I’m a night owl. I’ve always been at my most productive when the moon is high and the hours are small. After Madeline was born, my nights started getting later and later. I would come home from work, and the two of us would hang out until after Mike went to bed. It was fun being just the two of us. I’d ignore the little voice in my head that said she should go to bed earlier because we had such a great time bonding. Eventually though, she’d fall asleep, and I’d carry her back to bed and tuck her in next to her daddy. Then I’d go back out to the living room where I’d have a little bit of alone time before I’d join them all in sleep.
I was remembering last night how much I loved carrying Maddie when she was asleep. Carrying a sleeping child always seemed like such a parent thing to do, and I did relish that part of every evening when I’d rest her chubby cheek on my shoulder and bring her to bed. I enjoyed my alone time, too, but I loved when I would climb into our big next to her. She always rolled over into me, and we’d cuddle a bit before she tossed into her next position (she moved a LOT in her sleep). It was wonderful.

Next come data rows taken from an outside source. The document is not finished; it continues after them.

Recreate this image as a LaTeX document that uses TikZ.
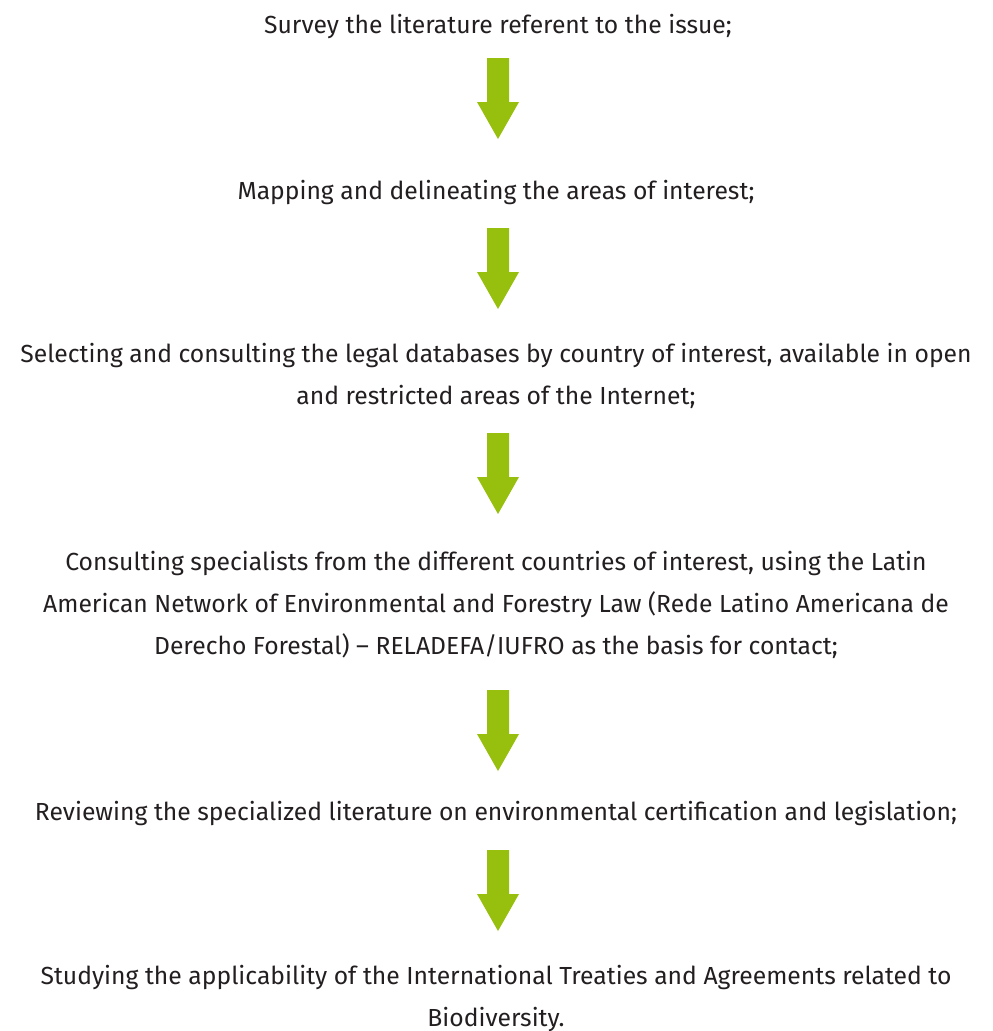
\documentclass[tikz,border=0pt]{standalone}
\usepackage{fontspec}
\setmainfont{Fira Sans}
\definecolor{arrowgreen}{HTML}{97BF0D}
\definecolor{txt}{HTML}{231F20}
\begin{document}
\begin{tikzpicture}[x=1pt,y=-1pt,
  step text/.style={anchor=base, align=center, inner sep=0pt, text=txt,
    font=\fontsize{24.7}{42}\selectfont},
  downarrow/.pic={\fill[arrowgreen] (-11,0) -- (11,0) -- (11,44) -- (21,44) -- (0,81) -- (-21,44) -- (-11,44) -- cycle;}]
\useasboundingbox (0,0) rectangle (993,1031);
\node[step text] (t1) at (498,33) {Survey the literature referent to the issue;};
\pic at (498,58) {downarrow};
\node[step text] (t2) at (496,199) {Mapping and delineating the areas of interest;};
\pic at (498,228) {downarrow};
\node[step text] (t3) at (496,404) {Selecting and consulting the legal databases by country of interest, available in open\\and restricted areas of the Internet;};
\pic at (498,433) {downarrow};
\node[step text] (t4) at (496,654) {Consulting specialists from the different countries of interest, using the Latin\\American Network of Environmental and Forestry Law (Rede Latino Americana de\\Derecho Forestal) -- RELADEFA/IUFRO as the basis for contact;};
\pic at (498,690) {downarrow};
\node[step text] (t5) at (496,820) {Reviewing the specialized literature on environmental certification and legislation;};
\pic at (498,850) {downarrow};
\node[step text] (t6) at (496,1026) {Studying the applicability of the International Treaties and Agreements related to\\Biodiversity.};
\end{tikzpicture}
\end{document}
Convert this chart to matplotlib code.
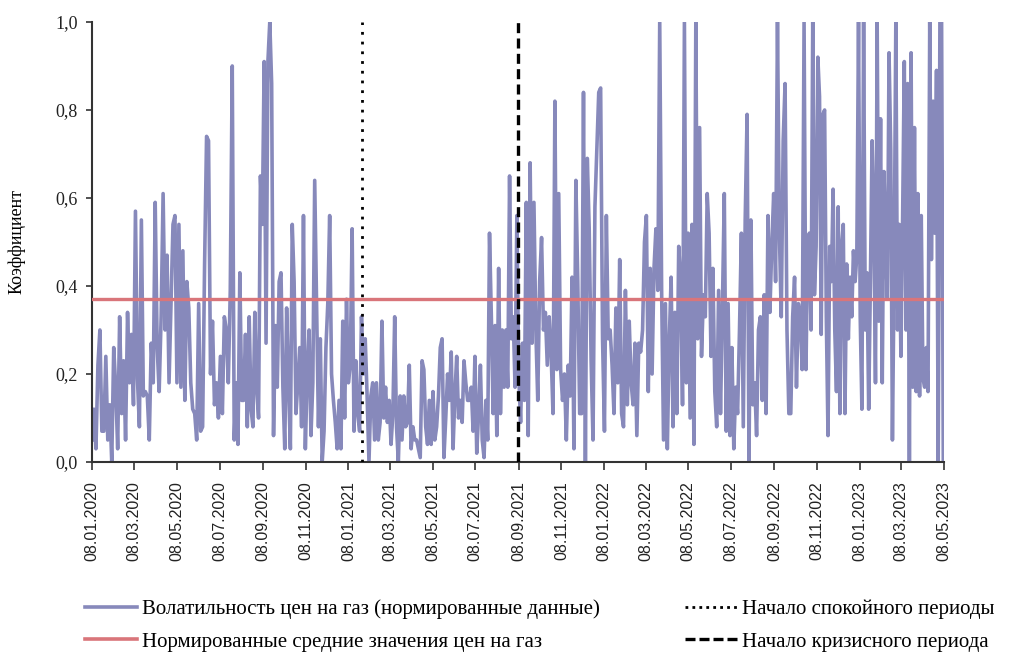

In the mornings after I became a stay at home mom, I’d wake up when Mike left for work and then I’d roll over to look at my sleeping girl. Sometimes she’d wake up after Daddy’s goodbye kiss, which was never good (she hated it when Daddy left). Other times, she’d sigh and open her eyes with a smile on her face. She’d push up to a sitting position, pounce on Rigby (who is NOT a morning dog), and then crawl over to me, look into my eyes, and brightly say “HI!” I’d whisper back, “hi baby girl, want to snuggle?” She’d then put her head in the nook of my arm, press her body into mine, and sigh again. Sometimes we could lay like that for the rest of the morning. I knew I was lucky to have a little girl who liked to snuggle.
I miss the closeness of sleeping with my daughter pressed into me. In the spot where she used to sleep is now this:
It’s some of her favorite toys and clothes. Shirts and pants she wore that used to smell like her. Stuffed animals and baby dolls that she loved and kissed. I now pull them into me, and I remember how wonderful and warm she was, how loving she was, and how lucky I am that we had those nights and mornings together.